■ Task details ■
From the first line of the data below through the line holding "s.set_linewidth(1.3)", output each line exactly and leave the pictures out.

■ Records shown ■
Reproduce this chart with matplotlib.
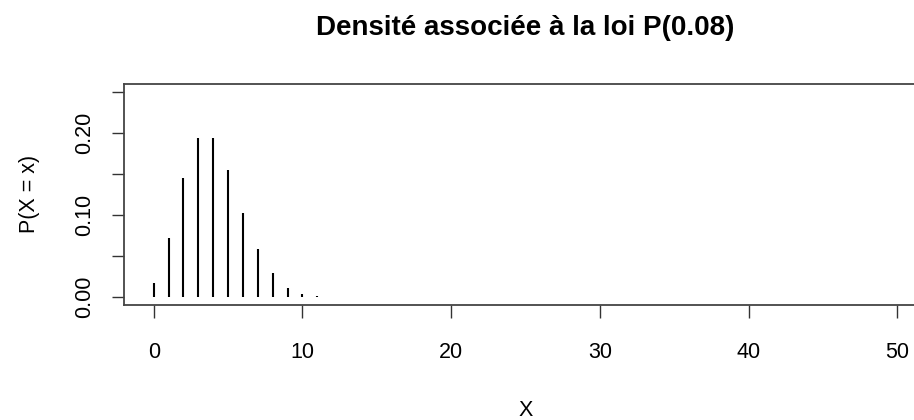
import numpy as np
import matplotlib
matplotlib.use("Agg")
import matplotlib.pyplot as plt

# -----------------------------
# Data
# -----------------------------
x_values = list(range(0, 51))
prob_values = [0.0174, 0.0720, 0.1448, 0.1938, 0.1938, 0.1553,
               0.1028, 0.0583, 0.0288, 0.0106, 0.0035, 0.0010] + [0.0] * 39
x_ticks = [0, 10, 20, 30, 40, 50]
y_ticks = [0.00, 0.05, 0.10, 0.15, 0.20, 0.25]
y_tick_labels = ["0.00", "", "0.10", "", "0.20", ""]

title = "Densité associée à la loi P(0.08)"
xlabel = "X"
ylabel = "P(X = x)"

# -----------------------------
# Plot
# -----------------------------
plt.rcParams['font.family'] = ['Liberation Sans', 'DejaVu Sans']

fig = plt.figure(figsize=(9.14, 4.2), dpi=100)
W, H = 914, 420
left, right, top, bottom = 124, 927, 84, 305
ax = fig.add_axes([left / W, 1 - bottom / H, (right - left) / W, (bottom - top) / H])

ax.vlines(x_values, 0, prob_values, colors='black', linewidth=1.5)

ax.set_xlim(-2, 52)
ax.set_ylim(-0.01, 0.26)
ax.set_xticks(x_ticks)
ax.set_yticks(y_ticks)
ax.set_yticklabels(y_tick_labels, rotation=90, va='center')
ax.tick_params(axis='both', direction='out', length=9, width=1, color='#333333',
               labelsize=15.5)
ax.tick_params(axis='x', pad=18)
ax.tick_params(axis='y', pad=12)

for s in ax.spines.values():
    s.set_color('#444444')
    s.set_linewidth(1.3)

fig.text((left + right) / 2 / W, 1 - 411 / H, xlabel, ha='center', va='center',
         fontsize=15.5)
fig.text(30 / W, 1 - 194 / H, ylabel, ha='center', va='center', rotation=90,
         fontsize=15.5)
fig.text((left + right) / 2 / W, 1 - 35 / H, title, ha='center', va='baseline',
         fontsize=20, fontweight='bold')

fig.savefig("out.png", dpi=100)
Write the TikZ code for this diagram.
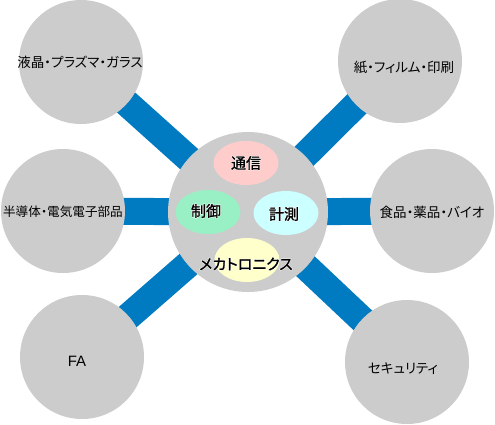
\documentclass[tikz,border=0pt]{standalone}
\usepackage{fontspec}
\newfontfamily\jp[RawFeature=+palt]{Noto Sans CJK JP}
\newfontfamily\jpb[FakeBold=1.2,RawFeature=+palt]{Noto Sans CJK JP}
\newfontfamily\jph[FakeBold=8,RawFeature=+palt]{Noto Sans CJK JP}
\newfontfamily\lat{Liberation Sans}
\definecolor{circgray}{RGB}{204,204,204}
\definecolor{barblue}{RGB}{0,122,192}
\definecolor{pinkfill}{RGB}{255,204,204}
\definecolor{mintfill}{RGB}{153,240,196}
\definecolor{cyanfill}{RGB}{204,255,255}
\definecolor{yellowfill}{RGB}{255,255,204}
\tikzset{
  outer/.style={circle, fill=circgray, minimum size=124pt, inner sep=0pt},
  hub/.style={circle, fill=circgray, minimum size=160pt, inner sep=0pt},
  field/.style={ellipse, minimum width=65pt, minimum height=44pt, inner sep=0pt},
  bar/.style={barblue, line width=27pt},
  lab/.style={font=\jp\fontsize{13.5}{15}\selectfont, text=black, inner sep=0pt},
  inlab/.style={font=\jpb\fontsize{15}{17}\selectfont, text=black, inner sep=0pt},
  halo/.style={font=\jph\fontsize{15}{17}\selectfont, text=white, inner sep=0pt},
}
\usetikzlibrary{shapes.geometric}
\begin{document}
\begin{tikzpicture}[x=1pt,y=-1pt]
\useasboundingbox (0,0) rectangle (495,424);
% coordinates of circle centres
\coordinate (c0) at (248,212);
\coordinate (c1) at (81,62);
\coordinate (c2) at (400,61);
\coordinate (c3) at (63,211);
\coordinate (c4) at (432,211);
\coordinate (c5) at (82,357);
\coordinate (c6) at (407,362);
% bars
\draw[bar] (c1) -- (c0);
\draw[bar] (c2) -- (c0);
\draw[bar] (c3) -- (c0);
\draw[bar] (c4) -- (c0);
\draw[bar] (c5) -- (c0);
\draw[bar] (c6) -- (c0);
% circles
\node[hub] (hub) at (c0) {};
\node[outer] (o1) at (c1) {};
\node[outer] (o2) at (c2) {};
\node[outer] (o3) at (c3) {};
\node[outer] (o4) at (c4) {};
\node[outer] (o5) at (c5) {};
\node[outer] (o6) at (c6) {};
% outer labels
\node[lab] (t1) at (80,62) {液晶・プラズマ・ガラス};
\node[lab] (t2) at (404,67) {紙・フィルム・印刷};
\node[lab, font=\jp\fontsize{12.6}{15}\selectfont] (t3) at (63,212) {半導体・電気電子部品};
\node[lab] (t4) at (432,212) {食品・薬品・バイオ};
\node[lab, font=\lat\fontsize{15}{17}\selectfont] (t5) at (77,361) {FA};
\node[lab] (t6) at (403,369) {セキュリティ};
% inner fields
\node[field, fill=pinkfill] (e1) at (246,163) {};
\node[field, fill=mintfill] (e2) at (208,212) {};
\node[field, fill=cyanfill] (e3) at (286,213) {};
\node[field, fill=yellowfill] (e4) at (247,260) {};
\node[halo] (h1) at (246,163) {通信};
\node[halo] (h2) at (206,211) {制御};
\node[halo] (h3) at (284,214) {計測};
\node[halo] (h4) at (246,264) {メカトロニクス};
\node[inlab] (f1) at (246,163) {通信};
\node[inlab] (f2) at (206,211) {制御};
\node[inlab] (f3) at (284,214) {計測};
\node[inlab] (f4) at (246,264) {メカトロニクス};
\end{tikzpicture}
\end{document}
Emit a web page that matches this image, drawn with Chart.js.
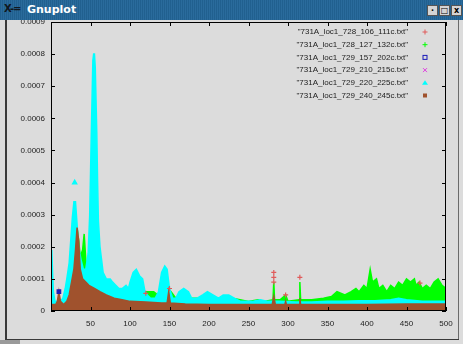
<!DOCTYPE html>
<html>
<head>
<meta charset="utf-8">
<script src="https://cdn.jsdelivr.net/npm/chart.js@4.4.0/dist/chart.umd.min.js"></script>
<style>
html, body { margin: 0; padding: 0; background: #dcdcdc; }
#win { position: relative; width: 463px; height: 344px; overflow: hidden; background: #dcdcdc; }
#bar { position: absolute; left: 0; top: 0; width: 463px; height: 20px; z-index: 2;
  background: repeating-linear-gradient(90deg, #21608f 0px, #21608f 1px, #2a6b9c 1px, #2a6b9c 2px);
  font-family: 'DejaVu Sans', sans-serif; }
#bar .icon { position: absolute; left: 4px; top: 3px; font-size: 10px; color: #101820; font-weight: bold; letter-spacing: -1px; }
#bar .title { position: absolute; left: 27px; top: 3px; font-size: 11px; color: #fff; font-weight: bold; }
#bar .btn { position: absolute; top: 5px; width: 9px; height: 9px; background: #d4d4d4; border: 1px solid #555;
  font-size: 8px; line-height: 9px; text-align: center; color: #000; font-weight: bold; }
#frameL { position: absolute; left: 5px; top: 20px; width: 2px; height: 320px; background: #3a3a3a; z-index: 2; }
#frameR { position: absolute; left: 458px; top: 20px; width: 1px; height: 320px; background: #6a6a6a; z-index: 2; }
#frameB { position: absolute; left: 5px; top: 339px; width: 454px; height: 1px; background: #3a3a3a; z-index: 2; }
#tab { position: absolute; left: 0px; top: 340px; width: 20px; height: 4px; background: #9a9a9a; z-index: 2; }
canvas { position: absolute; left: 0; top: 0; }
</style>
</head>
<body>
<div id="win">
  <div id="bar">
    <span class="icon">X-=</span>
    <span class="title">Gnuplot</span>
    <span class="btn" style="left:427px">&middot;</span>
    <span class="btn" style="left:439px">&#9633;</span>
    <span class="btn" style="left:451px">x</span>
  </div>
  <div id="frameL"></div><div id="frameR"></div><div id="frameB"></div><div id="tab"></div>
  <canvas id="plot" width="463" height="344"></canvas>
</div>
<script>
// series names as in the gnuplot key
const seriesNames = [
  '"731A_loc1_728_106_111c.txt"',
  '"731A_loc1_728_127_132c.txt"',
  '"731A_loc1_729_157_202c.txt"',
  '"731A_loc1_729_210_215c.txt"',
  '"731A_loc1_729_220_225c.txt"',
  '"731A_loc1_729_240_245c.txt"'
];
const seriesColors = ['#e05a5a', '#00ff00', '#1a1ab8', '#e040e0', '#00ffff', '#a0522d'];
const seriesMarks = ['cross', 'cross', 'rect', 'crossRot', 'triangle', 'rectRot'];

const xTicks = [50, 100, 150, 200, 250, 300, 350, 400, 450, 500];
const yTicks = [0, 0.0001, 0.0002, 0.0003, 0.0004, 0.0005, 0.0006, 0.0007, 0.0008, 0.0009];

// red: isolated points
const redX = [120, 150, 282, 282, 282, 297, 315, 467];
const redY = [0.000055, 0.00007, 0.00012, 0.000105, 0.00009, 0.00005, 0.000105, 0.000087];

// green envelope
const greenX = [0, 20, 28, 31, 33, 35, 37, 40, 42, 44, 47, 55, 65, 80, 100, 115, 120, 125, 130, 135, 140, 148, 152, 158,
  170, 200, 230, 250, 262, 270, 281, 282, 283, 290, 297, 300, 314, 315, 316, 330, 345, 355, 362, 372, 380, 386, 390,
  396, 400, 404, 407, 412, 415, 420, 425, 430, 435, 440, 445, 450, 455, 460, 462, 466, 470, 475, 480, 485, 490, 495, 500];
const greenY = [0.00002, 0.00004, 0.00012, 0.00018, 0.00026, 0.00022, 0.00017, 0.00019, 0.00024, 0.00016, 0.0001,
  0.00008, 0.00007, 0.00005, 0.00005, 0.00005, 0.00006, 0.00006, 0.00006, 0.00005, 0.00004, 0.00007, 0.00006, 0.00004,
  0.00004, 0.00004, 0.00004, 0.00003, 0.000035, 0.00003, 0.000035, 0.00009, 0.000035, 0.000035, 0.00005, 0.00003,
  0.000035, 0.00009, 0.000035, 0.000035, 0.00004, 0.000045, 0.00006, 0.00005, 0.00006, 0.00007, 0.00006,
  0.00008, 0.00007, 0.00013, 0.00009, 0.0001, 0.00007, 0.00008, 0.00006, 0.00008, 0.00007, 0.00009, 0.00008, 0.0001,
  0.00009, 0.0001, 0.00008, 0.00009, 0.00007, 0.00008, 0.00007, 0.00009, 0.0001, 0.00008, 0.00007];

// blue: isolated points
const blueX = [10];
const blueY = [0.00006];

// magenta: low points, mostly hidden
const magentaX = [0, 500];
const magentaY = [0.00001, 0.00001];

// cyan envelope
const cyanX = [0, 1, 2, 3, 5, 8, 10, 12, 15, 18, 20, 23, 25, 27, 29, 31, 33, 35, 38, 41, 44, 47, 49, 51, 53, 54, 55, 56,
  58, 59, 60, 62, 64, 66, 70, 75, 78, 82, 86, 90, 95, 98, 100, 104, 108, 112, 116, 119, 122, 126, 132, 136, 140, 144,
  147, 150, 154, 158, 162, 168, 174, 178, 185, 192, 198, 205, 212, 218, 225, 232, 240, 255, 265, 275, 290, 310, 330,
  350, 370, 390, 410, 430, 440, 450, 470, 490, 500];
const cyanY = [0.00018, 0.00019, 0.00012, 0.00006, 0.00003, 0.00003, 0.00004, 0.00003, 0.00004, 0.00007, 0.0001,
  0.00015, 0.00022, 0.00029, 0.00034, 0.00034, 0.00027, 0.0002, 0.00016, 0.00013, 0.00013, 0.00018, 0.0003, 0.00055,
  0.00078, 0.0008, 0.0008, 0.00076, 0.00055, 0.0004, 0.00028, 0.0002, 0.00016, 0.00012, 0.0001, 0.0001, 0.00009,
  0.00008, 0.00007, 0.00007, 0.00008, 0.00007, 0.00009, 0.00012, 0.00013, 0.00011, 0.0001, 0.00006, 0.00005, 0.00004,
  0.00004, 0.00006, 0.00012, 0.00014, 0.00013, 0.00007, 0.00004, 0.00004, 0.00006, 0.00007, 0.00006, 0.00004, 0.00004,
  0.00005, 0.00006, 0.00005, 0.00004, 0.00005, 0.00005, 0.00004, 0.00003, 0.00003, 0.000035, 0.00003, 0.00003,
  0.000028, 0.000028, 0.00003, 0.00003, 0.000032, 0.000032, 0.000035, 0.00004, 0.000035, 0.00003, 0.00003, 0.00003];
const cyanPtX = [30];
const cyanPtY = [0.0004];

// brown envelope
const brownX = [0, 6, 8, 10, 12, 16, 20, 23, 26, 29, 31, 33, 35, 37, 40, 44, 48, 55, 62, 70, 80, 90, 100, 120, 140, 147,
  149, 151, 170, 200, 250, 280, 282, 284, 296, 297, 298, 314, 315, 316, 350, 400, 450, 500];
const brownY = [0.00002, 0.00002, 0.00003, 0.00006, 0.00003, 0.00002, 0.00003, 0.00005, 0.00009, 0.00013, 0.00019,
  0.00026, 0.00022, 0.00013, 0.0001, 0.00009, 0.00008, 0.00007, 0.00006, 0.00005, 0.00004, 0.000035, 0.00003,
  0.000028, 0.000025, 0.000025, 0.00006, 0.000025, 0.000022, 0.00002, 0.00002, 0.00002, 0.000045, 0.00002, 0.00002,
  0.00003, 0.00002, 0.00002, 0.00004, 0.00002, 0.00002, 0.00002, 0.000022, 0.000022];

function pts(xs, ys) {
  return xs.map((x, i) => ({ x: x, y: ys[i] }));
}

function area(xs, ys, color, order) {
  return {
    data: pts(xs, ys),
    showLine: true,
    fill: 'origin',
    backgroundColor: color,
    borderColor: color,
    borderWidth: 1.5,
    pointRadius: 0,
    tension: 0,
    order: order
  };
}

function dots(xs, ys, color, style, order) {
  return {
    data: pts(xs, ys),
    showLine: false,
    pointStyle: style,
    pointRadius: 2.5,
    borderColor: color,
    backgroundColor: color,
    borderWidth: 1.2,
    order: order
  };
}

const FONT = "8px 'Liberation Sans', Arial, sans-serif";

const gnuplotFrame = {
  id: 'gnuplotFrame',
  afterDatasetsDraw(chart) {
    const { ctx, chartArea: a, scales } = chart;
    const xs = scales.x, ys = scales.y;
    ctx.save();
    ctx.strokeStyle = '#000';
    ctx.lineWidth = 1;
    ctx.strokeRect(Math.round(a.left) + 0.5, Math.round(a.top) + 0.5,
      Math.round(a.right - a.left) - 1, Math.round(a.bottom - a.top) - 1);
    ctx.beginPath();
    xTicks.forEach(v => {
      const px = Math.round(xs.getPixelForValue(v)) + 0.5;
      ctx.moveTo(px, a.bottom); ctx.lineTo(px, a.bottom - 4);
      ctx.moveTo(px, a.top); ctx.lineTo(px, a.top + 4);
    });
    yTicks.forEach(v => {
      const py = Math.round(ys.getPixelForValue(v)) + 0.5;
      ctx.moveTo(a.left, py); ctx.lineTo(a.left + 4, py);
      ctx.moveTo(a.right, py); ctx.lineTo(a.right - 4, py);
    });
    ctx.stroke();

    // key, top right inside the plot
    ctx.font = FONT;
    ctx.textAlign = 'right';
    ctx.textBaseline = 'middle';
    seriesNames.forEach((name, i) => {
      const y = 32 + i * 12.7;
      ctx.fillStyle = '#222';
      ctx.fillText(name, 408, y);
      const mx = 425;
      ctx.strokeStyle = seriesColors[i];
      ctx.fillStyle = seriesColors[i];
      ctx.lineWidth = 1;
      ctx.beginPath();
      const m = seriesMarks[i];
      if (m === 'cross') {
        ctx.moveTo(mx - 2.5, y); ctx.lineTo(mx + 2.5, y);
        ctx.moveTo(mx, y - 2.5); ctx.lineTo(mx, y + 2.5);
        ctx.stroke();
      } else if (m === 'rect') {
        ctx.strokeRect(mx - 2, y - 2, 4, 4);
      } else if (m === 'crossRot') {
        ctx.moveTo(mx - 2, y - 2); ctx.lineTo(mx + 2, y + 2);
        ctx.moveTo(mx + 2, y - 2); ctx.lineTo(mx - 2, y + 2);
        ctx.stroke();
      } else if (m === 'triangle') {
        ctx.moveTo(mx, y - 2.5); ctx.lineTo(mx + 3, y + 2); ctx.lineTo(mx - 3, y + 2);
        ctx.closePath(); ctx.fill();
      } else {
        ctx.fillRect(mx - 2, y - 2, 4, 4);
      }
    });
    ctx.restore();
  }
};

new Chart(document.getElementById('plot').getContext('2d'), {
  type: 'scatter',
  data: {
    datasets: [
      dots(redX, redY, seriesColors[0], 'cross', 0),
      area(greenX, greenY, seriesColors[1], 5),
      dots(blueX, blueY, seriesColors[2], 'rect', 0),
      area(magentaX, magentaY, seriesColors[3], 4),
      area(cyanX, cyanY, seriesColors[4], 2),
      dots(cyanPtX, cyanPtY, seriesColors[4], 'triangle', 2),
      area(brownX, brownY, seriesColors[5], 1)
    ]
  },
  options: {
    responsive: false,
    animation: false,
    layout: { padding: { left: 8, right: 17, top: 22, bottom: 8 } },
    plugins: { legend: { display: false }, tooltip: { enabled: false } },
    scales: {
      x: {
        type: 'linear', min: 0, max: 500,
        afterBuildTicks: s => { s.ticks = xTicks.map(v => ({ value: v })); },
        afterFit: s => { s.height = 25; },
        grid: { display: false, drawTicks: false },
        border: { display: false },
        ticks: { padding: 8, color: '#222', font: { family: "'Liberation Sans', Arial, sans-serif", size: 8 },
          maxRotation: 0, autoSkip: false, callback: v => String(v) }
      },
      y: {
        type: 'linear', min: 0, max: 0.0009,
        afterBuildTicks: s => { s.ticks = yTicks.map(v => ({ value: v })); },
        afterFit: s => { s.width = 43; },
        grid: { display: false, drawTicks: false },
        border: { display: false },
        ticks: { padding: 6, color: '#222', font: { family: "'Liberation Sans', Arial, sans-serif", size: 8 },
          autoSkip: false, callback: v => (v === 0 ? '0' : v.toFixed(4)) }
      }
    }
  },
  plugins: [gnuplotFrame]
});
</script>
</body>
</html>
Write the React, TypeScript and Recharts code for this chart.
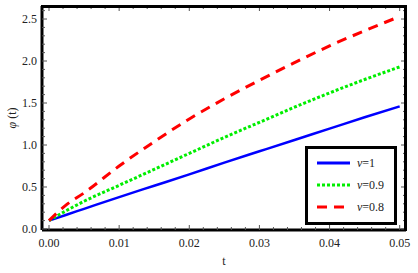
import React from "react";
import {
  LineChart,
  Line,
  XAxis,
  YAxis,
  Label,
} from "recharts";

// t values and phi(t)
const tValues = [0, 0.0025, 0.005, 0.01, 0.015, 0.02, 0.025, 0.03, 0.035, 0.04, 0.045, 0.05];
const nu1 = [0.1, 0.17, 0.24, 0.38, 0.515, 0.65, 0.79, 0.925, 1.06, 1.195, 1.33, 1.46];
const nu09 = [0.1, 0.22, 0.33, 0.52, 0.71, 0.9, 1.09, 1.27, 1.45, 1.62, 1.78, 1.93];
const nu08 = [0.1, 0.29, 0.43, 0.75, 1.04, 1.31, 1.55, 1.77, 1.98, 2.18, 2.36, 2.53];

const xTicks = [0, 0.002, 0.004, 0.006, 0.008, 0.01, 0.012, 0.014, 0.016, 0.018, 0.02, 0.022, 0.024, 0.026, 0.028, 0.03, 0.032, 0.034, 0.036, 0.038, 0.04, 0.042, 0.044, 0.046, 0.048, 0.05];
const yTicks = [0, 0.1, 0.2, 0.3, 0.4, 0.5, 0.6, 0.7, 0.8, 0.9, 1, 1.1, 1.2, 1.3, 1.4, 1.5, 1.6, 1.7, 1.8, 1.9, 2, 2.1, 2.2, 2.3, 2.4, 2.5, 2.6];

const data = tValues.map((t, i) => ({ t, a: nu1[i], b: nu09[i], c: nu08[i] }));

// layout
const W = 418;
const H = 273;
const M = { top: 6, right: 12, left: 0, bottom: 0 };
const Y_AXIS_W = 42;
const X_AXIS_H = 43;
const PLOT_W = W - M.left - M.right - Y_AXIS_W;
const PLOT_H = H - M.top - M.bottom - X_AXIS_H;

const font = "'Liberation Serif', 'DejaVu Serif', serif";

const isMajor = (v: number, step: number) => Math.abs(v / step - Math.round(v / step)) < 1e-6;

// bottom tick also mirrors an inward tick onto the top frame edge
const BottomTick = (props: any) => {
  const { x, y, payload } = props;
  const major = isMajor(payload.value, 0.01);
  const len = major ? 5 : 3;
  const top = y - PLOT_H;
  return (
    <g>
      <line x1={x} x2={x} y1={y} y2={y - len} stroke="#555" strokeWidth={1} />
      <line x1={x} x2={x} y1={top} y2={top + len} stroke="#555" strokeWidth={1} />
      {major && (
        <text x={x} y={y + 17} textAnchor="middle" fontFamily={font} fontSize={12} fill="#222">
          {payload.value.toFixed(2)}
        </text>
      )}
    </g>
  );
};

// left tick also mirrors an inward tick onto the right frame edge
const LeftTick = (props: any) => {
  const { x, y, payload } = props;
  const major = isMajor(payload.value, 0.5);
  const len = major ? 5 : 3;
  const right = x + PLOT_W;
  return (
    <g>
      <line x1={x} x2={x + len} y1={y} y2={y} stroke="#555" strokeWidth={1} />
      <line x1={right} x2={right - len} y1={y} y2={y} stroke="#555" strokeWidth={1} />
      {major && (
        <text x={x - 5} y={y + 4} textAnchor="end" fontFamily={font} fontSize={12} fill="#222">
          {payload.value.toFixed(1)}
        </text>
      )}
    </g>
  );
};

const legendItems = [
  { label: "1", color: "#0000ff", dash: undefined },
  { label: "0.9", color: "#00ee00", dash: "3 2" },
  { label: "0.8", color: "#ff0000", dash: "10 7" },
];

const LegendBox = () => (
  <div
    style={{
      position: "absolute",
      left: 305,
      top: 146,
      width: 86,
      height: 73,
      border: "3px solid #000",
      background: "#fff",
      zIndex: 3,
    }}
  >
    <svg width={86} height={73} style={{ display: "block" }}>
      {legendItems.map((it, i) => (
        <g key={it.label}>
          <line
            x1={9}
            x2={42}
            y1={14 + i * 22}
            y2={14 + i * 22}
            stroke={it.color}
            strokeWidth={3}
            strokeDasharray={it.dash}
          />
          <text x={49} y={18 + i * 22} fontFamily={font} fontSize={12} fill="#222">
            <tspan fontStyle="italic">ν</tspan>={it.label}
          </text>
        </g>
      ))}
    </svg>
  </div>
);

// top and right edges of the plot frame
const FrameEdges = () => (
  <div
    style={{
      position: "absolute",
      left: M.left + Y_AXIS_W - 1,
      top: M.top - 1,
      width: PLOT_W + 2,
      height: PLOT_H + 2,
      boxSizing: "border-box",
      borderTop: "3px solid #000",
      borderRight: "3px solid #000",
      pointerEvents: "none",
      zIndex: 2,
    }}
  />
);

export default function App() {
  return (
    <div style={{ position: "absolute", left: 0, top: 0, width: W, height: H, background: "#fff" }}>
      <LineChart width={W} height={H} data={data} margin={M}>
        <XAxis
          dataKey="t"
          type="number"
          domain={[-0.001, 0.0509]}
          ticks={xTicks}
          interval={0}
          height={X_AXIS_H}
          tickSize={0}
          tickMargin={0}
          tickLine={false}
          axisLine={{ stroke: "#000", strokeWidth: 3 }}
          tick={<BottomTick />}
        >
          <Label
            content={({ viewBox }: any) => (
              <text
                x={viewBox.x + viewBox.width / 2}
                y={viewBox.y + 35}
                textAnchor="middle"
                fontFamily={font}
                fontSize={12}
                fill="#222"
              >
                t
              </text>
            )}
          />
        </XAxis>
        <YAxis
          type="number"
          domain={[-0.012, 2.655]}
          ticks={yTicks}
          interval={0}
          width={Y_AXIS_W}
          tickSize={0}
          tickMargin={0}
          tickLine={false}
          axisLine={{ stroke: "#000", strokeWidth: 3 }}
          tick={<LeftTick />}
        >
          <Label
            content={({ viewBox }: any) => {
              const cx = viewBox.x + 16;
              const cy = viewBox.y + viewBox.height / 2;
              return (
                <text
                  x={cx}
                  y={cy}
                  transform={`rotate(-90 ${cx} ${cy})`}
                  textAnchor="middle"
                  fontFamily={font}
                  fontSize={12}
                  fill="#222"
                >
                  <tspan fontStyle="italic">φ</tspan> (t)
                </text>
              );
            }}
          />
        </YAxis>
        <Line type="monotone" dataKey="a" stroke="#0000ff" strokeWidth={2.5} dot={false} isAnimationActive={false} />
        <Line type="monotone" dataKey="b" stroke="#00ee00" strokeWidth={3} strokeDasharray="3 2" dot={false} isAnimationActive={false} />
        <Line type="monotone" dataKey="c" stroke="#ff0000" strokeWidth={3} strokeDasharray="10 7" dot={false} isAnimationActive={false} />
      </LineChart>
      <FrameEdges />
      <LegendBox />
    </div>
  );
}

■ Answer for the task ■
Reproduce this chart with matplotlib.
import numpy as np
import matplotlib
matplotlib.use("Agg")
import matplotlib.pyplot as plt

# -----------------------------
# Data
# -----------------------------
x_values = list(range(0, 51))
prob_values = [0.0174, 0.0720, 0.1448, 0.1938, 0.1938, 0.1553,
               0.1028, 0.0583, 0.0288, 0.0106, 0.0035, 0.0010] + [0.0] * 39
x_ticks = [0, 10, 20, 30, 40, 50]
y_ticks = [0.00, 0.05, 0.10, 0.15, 0.20, 0.25]
y_tick_labels = ["0.00", "", "0.10", "", "0.20", ""]

title = "Densité associée à la loi P(0.08)"
xlabel = "X"
ylabel = "P(X = x)"

# -----------------------------
# Plot
# -----------------------------
plt.rcParams['font.family'] = ['Liberation Sans', 'DejaVu Sans']

fig = plt.figure(figsize=(9.14, 4.2), dpi=100)
W, H = 914, 420
left, right, top, bottom = 124, 927, 84, 305
ax = fig.add_axes([left / W, 1 - bottom / H, (right - left) / W, (bottom - top) / H])

ax.vlines(x_values, 0, prob_values, colors='black', linewidth=1.5)

ax.set_xlim(-2, 52)
ax.set_ylim(-0.01, 0.26)
ax.set_xticks(x_ticks)
ax.set_yticks(y_ticks)
ax.set_yticklabels(y_tick_labels, rotation=90, va='center')
ax.tick_params(axis='both', direction='out', length=9, width=1, color='#333333',
               labelsize=15.5)
ax.tick_params(axis='x', pad=18)
ax.tick_params(axis='y', pad=12)

for s in ax.spines.values():
    s.set_color('#444444')
    s.set_linewidth(1.3)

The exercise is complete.